What the exercise asks ->
Exactly the lines from the start of the data below through the line that contains "1 ? 'Indigenas'" are to be copied, with pictures left out.

Data ->
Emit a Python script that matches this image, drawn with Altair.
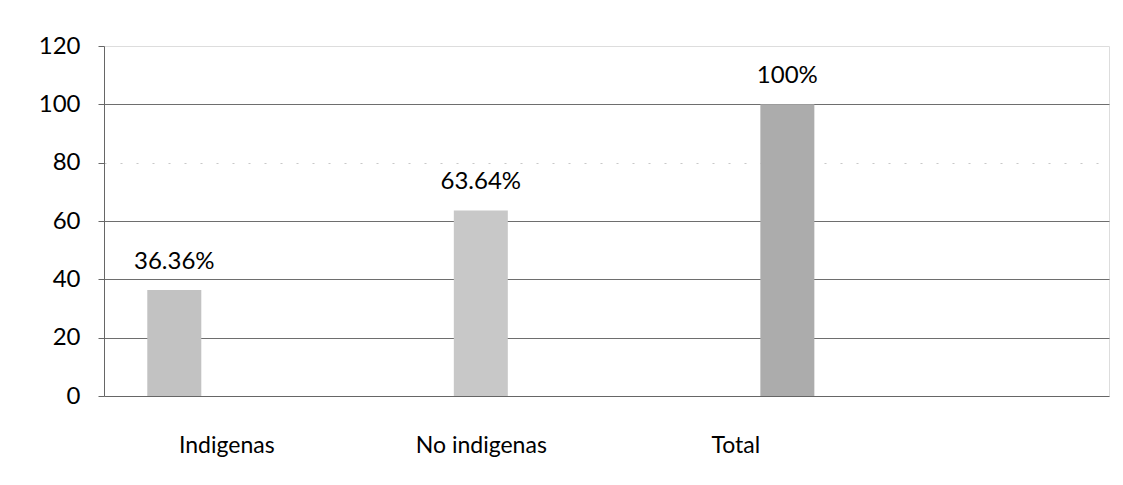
import altair as alt
import pandas as pd

categories = ["Indigenas", "No indigenas", "Total"]
values = [36.36, 63.64, 100]
labels = ["36.36%", "63.64%", "100%"]
positions_index = [1, 2, 3]
bar_colors = ["#c2c2c2", "#c8c8c8", "#acacac"]

df = pd.DataFrame({
    "idx": positions_index,
    "cat": categories,
    "value": values,
    "label": labels,
    "color": bar_colors,
})

FONT = "Lato"

x_scale = alt.Scale(domain=[0.787, 4.033], nice=False, zero=False)
y_scale = alt.Scale(domain=[0, 120], nice=False)

label_expr = "datum.value == 1 ? 'Indigenas' : datum.value == 2 ? 'No indigenas' : datum.value == 3 ? 'Total' : ''"

bars = alt.Chart(df).mark_bar(size=54).encode(
    x=alt.X("idx:Q", scale=x_scale,
            axis=alt.Axis(values=[1, 2, 3], labelExpr=label_expr, title=None,
                          grid=False, ticks=False, domain=True, domainColor="#666666",
                          labelFont=FONT, labelFontSize=23, labelColor="#000000",
                          labelPadding=38,
                          labelOffset={"condition": [
                              {"test": "datum.value == 1", "value": 52},
                              {"test": "datum.value == 3", "value": -52}],
                              "value": 0})),
    y=alt.Y("value:Q", scale=y_scale,
            axis=alt.Axis(values=[0, 20, 40, 60, 80, 100, 120], title=None,
                          grid=True,
                          gridColor={"condition": {"test": "datum.value == 80", "value": "#c8c8c8"}, "value": "#6e6e6e"},
                          gridOpacity={"condition": {"test": "datum.value == 120 || datum.value == 0", "value": 0}, "value": 1},
                          gridDash={"condition": {"test": "datum.value == 80", "value": [2, 14]}, "value": []},
                          gridWidth=1.2,
                          tickSize=6, tickColor="#666666", domainColor="#666666",
                          labelFont=FONT, labelFontSize=24, labelColor="#000000",
                          labelPadding=18)),
    color=alt.Color("color:N", scale=None),
)

text = alt.Chart(df).mark_text(font=FONT, fontSize=24, dy=-21, baseline="alphabetic", color="#000000").encode(
    x=alt.X("idx:Q", scale=x_scale),
    y=alt.Y("value:Q", scale=y_scale),
    text="label:N",
)

chart = alt.layer(bars, text).properties(
    width=1005,
    height=350,
    autosize=alt.AutoSizeParams(type="none"),
    padding={"left": 96, "top": 38, "right": 6, "bottom": 81},
).configure_view(stroke=None).configure(background="#ffffff")

chart.save("out.html", embed_options={"renderer": "svg", "actions": False})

Complete answer ->
Emit a Python script that matches this image, drawn with Altair.
import altair as alt
import pandas as pd

categories = ["Indigenas", "No indigenas", "Total"]
values = [36.36, 63.64, 100]
labels = ["36.36%", "63.64%", "100%"]
positions_index = [1, 2, 3]
bar_colors = ["#c2c2c2", "#c8c8c8", "#acacac"]

df = pd.DataFrame({
    "idx": positions_index,
    "cat": categories,
    "value": values,
    "label": labels,
    "color": bar_colors,
})

FONT = "Lato"

x_scale = alt.Scale(domain=[0.787, 4.033], nice=False, zero=False)
y_scale = alt.Scale(domain=[0, 120], nice=False)

label_expr = "datum.value == 1 ? 'Indigenas' : datum.value == 2 ? 'No indigenas' : datum.value == 3 ? 'Total' : ''"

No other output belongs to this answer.